» DIRECTIVE
Check each line of the material below, and copy it if it holds the string "this".

--- Start of GIVEN DATA ---

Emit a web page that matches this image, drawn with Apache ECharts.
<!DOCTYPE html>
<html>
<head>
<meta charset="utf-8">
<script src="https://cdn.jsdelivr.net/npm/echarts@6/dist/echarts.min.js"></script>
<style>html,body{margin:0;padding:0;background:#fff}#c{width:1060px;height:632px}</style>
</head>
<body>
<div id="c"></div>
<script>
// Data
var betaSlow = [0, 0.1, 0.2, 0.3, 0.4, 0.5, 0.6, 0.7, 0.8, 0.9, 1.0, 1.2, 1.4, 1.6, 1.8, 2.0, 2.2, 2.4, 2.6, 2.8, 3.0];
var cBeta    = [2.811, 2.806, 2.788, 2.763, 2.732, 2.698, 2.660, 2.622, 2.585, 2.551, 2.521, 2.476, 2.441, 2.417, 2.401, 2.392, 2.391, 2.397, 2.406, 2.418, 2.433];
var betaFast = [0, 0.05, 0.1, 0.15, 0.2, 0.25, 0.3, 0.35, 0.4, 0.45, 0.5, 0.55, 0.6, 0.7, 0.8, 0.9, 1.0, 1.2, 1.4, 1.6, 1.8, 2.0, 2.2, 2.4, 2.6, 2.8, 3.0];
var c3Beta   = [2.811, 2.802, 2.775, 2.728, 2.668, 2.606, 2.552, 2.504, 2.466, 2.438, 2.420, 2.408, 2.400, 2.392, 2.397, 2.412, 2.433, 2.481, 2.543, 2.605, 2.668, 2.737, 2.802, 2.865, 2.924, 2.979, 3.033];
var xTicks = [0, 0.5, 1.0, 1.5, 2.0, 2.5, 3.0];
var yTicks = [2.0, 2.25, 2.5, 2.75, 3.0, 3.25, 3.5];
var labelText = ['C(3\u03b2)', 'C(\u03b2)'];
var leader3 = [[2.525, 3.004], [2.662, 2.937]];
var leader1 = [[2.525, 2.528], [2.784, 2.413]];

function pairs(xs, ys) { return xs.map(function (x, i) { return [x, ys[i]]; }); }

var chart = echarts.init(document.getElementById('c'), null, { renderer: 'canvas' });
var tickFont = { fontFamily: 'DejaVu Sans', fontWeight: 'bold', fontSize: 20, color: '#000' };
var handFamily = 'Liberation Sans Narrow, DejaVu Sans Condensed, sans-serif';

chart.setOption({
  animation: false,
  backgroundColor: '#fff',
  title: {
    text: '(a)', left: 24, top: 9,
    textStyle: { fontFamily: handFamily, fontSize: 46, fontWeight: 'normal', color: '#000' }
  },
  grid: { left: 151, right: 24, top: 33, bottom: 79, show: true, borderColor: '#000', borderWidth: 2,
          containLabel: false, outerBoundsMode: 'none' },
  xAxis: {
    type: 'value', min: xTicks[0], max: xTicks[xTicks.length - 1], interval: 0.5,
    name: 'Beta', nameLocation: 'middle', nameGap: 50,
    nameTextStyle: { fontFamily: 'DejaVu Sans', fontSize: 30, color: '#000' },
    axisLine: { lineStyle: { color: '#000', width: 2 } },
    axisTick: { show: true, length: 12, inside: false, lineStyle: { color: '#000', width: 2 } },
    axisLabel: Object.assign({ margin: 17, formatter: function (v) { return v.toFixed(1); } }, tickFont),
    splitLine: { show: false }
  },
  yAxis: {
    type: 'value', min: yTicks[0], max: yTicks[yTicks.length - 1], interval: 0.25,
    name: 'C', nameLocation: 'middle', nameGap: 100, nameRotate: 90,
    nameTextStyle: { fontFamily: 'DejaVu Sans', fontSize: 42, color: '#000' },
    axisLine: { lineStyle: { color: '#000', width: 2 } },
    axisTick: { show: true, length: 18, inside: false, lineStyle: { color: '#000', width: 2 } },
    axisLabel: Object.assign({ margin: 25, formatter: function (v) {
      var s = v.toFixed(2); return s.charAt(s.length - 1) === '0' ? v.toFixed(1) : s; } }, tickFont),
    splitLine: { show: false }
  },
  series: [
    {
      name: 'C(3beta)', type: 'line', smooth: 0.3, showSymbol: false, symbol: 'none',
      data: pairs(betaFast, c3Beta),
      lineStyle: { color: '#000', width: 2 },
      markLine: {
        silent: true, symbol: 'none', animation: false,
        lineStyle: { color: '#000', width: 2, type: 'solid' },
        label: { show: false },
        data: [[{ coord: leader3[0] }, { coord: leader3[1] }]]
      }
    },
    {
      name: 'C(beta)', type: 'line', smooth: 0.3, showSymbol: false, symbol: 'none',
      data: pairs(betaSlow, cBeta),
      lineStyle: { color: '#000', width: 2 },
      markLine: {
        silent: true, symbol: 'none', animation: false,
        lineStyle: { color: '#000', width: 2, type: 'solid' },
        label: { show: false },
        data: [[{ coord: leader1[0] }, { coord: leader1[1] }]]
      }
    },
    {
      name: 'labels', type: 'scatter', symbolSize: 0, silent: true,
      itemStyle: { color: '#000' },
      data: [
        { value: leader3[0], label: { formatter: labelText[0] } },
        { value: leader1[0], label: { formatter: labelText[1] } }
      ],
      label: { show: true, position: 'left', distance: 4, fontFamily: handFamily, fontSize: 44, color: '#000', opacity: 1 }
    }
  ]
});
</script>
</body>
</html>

--- End of GIVEN DATA ---
--- Start of GIVEN DATA ---

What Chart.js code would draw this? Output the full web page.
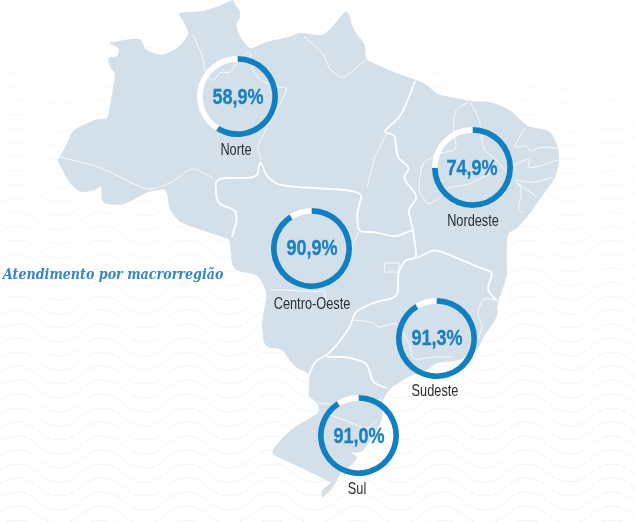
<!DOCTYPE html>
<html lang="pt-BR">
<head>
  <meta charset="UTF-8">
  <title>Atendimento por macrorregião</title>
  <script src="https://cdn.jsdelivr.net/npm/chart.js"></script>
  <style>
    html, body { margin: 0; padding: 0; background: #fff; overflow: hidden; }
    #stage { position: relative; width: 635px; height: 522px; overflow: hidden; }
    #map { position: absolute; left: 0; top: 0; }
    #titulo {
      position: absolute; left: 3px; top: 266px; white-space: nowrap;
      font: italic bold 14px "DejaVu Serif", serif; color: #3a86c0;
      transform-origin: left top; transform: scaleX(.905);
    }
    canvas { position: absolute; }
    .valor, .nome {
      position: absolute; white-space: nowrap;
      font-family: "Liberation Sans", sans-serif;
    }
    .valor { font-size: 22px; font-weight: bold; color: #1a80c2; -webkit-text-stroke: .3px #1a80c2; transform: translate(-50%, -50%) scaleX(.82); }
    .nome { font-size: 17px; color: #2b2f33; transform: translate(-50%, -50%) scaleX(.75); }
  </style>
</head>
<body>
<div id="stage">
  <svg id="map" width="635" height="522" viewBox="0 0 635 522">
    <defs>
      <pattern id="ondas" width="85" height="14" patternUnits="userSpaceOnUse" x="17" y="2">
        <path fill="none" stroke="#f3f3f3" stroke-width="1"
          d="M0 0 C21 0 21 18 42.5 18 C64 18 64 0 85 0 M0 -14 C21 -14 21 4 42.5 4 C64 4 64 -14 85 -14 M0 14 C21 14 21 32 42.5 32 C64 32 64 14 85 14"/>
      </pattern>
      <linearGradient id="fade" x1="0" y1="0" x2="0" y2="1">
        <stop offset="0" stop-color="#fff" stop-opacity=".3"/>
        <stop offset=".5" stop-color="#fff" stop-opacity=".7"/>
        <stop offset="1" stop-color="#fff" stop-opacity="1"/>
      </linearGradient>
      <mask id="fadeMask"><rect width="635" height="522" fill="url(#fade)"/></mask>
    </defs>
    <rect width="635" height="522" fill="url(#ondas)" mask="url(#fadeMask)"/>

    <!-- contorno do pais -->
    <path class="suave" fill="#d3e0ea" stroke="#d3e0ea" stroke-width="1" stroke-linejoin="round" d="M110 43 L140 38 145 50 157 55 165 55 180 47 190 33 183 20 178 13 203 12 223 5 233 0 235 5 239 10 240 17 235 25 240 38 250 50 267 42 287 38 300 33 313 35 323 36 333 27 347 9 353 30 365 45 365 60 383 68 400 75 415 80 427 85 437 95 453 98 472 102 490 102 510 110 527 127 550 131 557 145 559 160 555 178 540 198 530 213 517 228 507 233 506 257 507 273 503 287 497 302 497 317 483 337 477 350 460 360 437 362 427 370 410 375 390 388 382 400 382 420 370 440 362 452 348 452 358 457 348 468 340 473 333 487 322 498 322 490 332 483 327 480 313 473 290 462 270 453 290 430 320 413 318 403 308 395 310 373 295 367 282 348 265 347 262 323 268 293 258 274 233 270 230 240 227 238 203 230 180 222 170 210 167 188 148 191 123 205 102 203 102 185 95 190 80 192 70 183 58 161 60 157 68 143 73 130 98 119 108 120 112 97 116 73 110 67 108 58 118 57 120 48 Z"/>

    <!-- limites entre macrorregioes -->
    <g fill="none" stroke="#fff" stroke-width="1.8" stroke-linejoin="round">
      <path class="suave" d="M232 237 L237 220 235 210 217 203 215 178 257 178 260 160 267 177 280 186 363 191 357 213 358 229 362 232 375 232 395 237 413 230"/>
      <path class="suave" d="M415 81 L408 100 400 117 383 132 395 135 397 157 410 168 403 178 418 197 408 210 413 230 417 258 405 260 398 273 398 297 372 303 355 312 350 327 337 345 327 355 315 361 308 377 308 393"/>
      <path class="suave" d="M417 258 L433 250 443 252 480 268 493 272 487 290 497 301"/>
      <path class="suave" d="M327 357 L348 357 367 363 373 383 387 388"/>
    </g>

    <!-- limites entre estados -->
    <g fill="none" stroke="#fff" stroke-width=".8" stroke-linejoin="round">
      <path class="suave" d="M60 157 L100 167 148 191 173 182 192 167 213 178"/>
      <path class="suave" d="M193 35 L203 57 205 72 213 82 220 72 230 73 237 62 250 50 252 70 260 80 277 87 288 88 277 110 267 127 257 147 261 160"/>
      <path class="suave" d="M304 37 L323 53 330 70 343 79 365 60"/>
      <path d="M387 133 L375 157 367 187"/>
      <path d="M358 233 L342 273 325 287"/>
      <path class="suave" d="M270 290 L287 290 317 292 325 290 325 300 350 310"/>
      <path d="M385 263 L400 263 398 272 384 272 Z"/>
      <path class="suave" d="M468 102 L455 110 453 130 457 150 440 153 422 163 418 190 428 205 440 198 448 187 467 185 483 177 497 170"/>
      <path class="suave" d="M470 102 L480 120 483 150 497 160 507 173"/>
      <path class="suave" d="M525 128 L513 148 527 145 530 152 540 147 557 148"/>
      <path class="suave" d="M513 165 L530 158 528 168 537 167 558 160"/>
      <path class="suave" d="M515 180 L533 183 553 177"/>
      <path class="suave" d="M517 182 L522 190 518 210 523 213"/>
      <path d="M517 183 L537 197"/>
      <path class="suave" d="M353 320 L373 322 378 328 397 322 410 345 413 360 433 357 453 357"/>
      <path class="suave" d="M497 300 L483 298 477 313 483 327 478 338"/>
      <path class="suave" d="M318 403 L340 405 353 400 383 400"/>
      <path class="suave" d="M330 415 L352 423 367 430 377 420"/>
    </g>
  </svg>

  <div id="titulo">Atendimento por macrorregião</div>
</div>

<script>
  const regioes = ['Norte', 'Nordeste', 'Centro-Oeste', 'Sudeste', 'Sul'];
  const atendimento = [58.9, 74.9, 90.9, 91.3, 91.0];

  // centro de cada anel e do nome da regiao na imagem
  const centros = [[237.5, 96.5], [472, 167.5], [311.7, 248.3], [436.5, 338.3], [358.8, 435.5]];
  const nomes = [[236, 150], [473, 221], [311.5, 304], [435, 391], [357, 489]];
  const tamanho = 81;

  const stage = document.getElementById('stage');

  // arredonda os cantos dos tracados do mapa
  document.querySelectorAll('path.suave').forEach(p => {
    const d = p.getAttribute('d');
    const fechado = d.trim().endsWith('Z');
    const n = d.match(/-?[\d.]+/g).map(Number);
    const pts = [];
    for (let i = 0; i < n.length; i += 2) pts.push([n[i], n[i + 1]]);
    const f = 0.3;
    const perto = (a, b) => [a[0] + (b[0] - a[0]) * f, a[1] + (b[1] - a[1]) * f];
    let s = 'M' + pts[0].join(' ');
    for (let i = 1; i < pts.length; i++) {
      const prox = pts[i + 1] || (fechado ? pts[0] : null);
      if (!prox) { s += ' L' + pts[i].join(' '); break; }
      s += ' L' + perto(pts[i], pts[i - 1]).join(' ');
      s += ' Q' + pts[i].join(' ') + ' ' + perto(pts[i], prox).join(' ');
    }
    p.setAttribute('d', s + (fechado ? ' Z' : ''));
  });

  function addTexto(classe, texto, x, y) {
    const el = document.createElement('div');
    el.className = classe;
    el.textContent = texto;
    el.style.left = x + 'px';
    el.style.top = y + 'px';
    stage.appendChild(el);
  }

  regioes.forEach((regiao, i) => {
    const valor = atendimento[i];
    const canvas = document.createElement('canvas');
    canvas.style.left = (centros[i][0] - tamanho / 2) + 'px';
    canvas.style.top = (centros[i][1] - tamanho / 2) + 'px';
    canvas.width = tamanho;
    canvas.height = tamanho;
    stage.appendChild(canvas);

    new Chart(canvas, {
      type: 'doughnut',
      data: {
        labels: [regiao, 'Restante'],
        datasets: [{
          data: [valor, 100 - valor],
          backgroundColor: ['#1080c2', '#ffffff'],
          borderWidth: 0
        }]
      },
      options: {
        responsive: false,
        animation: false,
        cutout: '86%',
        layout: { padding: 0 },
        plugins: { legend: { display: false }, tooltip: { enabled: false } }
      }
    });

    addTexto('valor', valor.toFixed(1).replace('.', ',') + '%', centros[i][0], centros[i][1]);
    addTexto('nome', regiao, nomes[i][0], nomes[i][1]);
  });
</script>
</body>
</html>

--- End of GIVEN DATA ---

» EXPECTED ANSWER
Emit a web page that matches this image, drawn with Apache ECharts.
What Chart.js code would draw this? Output the full web page.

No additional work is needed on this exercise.